On September 27, 2021, the new International Criminal Court (“ICC”) Prosecutor, Karim Khan, announced that the Office of the Prosecutor was seeking authorization to resume investigation in the ICC’s Afghanistan situation.  He also announced that his office would focus the Afghanistan investigation on crimes committed by the Taliban and Islamic State-Khorasan Province (“IS-K”).  What is being de-prioritized are crimes committed by the (former) Afghan Armed Forces, as well as those by US nationals (members of the Central Intelligence Agency and US armed forces), which had previously been included within the ambit of the investigation.  

While this may make sense politically, and there most certainly have been staggering crimes committed by the Taliban, it both reveals the Prosecutor bending to the political “wind,” and is a setback if one was hoping to ensure equal application of the rule of law.  It also follows on the heels of the ICC’s UK investigation of torture committed in Iraq also being dismissed under the past Prosecutor; put together, this takes us back to images of “white person’s justice,” which the past Prosecutor was (largely) valiantly trying to move the Court away from.  While the Court’s docket has now expanded beyond its original focus on situations in Africa (for which the Court was roundly criticized), letting UK and US torture programs off the hook conveys an extremely problematic message that the nationals of some countries can evade the rule of law.

The Prosecutor is not suggesting that crimes by US nationals were not committed, nor that the case would not have merit, but that he simply is not “prioritizing them.”  It also warrants mention that the Afghanistan investigation nearly did not go forward at all, after the Pre-Trial Chamber’s odd ruling that it was not “in the interests of justice” to move forward (basically because the Afghanistan case would be a difficult one to pursue).  Two former US War Crimes Ambassadors (and myself) were among the 14 amicus curiae who argued to the Appeals Chamber that the case should go forward (with one Trump lawyer arguing for dismissal).  

When the Appeals Chamber reversed the Pre-Trial Chamber ruling and opened the Afghanistan investigation, the Trump Administration imposed sanctions (travel bans and asset freezes) on the past ICC Prosecutor and members of her staff, basically for looking into accountability for US nationals.  Despite US claims that the ICC lacked “jurisdiction,” the crime were committed within the territory of Afghanistan (a Rome Statute State Party), and thus ones over which the ICC has clear jurisdiction (Rome Statute, Art. 12(2)(a)).  Now, ironically, when the Biden Administration has lifted those sanctions (i.e., the Prosecutor could move forward without fear of punitive retaliation), he declines to do so.  That he is a UK national (with the UK having escaped its own ICC investigation moving forward) only compounds the problematic optics.

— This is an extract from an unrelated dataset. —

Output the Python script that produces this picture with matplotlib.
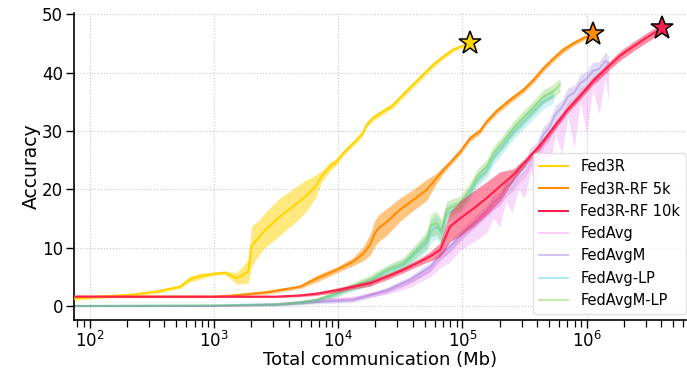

Another problem is that although the US has very “able” courts, it has proven itself almost entirely “unwilling” to prosecute those implicated in the extensive torture program—which ranged from Abu Ghraib prison in Iraq, to Afghanistan, to “secret prisons” in various countries that held “high level” CIA detainees (documented by the US Senate Select Committee on Intelligence), to Guantánamo Bay, and those “rendered” to other countries under the “extraordinary renditions program.”  US courts have also entirely denied any form of civil recovery to torture victims, even those acknowledge to have been wrongfully detained and tortured (e.g., the el-Masri case).

This was a shameful part of the US’s post 9/11 “war on terror,” and, unfortunately, there are still those in the US who view torture as “good American policy” (e.g., former US Vice President Dick Cheney).  The US thus seems to periodically view itself as above the rule of law, at least—in the words of esteemed international law Professor Louis Henkin—“in the crunch, when it really hurts” (Henkin, How Nations Behave, 2d ed 1979).  While the post-9/11 torture program has been shut down, the US has periodically had torture programs, such as the one that was part of “Operation Phoenix” in South Vietnam.  It is not merely an adage that when there is no accountability, crimes will be repeated.  

There were those in the US who held out hope that, if the US did not have the temerity to pursue these case, maybe the ICC could finally do so—or at least prod the US into doing far more by way of “complementarity.”  With “de-prioritization” of the investigation vis-à-vis US nationals, the Biden Administration lacks even the incentive to conduct complementarity; this potential leverage has thus been squandered.

Remember also that the Rome Statute creates jurisdiction over war crimes “in particular when committed as part of a plan or policy or as part of a large-scale commission of such crimes” (Rome Statute, Art. 8(1)).  When high-level US government officials designed “enhanced interrogation techniques” for use at multiple locations, and then had government lawyers engage in clever wordsmithing in memoranda to attempt to provide a veneer of legality, this suggests both such a plan and a policy.  And when the resulting torture was inflicted on large numbers of victims in disparate locations around the globe, the crimes appear to have been “large-scale” (true, even if one only considers the crimes committed on the territory of Afghanistan and States Parties that housed “secret prisons”).  Thus, the crimes appear to fit easily within the parameters of the type of war crimes prosecutions the ICC was particularly designed to prosecute.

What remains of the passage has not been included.